## START Extracted material

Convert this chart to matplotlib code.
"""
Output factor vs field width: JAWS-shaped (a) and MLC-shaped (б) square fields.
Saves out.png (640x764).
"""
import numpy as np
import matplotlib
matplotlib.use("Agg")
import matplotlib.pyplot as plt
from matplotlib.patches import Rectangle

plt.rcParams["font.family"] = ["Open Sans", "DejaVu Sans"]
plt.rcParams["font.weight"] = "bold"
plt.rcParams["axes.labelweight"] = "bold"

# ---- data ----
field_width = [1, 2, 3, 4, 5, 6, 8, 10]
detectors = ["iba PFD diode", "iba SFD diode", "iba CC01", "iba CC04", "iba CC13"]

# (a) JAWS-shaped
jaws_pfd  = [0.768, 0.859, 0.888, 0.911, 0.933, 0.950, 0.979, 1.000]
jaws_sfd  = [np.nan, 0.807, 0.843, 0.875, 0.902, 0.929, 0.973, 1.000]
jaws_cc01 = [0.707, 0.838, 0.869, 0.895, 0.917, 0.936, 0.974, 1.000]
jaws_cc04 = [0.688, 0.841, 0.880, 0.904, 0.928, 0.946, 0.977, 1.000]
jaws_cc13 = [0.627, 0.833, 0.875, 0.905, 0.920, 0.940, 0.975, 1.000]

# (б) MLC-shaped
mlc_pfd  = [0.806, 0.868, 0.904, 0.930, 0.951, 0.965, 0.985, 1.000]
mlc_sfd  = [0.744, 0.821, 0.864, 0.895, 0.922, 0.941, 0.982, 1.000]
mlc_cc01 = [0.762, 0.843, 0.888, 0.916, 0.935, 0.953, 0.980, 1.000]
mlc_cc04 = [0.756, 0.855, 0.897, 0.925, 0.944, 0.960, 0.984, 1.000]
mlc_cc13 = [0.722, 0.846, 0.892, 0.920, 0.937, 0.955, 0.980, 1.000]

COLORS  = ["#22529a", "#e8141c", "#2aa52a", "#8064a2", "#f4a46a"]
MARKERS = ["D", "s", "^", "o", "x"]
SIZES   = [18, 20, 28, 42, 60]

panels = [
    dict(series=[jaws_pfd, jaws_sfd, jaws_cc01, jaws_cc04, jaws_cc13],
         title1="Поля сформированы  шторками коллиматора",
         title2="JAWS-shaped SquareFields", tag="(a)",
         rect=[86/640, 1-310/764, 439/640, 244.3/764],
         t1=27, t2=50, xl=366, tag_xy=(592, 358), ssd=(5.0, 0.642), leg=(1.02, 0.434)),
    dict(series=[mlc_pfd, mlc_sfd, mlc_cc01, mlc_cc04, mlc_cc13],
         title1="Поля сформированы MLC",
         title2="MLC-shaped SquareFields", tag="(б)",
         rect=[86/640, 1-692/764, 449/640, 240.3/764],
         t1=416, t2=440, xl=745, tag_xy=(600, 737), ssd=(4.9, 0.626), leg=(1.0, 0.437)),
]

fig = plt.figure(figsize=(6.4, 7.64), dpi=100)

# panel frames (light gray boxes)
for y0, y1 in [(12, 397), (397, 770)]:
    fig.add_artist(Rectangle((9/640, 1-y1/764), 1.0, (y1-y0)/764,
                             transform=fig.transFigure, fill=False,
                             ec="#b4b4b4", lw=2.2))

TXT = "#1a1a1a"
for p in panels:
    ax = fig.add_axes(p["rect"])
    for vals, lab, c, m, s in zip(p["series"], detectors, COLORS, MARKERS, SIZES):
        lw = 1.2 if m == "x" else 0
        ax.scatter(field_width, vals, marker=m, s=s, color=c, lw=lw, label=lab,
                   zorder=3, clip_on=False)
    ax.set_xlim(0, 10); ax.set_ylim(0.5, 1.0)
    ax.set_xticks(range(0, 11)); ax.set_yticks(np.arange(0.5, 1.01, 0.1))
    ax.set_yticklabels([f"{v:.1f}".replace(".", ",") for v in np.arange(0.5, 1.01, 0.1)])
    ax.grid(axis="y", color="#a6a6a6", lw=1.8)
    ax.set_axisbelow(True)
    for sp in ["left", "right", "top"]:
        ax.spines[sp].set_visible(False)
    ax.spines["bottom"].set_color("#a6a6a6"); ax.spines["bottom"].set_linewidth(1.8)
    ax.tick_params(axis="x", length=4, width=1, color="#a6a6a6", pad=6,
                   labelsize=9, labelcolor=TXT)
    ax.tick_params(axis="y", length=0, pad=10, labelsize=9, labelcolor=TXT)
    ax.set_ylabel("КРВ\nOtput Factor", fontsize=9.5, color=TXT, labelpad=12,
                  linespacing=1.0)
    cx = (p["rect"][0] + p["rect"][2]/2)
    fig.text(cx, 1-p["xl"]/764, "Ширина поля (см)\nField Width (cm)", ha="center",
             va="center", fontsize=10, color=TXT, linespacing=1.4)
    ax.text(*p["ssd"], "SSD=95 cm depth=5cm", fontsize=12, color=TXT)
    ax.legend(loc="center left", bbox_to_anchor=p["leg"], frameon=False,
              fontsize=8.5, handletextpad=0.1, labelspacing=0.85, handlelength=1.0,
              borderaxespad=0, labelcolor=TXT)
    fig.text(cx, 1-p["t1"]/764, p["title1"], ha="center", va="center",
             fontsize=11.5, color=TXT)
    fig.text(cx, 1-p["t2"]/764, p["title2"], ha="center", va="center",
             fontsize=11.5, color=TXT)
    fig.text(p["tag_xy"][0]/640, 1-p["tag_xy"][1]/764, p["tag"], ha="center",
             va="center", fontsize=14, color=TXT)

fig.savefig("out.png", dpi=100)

## END Extracted material
## START Extracted material

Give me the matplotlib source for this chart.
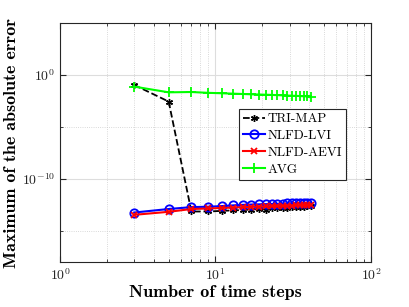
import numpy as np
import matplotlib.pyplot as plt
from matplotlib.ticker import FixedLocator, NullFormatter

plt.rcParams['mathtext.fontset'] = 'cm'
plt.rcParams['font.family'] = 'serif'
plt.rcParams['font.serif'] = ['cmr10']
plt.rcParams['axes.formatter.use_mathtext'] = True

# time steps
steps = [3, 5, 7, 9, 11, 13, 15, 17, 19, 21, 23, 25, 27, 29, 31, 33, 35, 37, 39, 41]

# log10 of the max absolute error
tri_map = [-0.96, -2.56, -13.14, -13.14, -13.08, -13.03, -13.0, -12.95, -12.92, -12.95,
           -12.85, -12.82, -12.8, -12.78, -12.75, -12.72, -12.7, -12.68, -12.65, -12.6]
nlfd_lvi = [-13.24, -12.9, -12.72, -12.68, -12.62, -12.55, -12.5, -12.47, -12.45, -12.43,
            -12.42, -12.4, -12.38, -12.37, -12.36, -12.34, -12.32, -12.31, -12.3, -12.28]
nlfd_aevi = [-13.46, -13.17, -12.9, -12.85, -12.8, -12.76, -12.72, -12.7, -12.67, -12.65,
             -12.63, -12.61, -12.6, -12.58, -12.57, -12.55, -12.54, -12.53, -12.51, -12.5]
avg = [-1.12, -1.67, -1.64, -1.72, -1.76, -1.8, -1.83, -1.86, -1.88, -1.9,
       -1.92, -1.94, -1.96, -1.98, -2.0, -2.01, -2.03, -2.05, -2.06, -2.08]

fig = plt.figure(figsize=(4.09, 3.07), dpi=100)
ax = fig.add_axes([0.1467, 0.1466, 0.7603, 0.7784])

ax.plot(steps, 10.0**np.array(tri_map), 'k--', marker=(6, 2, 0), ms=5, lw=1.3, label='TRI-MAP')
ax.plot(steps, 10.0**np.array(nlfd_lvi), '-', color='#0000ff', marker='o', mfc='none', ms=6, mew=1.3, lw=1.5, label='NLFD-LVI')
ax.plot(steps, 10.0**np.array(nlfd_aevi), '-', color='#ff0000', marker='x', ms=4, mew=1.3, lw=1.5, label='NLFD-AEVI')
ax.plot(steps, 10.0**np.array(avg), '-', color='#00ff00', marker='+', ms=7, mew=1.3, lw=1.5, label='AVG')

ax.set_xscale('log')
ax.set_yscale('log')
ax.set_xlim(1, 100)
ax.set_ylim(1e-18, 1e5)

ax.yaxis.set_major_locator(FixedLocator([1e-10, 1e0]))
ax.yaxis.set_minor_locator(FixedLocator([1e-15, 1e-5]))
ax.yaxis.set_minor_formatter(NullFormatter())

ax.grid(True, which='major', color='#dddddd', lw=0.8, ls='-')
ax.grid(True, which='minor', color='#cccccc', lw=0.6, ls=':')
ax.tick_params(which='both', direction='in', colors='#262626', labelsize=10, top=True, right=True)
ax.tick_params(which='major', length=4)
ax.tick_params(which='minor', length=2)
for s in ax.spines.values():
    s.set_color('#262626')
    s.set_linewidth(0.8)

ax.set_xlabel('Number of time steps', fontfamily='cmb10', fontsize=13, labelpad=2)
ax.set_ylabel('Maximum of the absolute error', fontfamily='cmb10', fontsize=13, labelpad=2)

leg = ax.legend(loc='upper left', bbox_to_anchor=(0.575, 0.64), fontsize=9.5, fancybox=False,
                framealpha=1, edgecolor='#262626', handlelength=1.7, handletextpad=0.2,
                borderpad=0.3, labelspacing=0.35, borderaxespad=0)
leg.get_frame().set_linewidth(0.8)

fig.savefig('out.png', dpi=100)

## END Extracted material

§ **Exercise objective**:
Leave out the pictures and quote exactly the lines from the one where "Give me the matplotlib source for this chart." appears to the one where "plt.rcParams['axes.formatter.use_mathtext'] = True" appears, both ends counted.

§ **Written answer**:
Give me the matplotlib source for this chart.
import numpy as np
import matplotlib.pyplot as plt
from matplotlib.ticker import FixedLocator, NullFormatter

plt.rcParams['mathtext.fontset'] = 'cm'
plt.rcParams['font.family'] = 'serif'
plt.rcParams['font.serif'] = ['cmr10']
plt.rcParams['axes.formatter.use_mathtext'] = True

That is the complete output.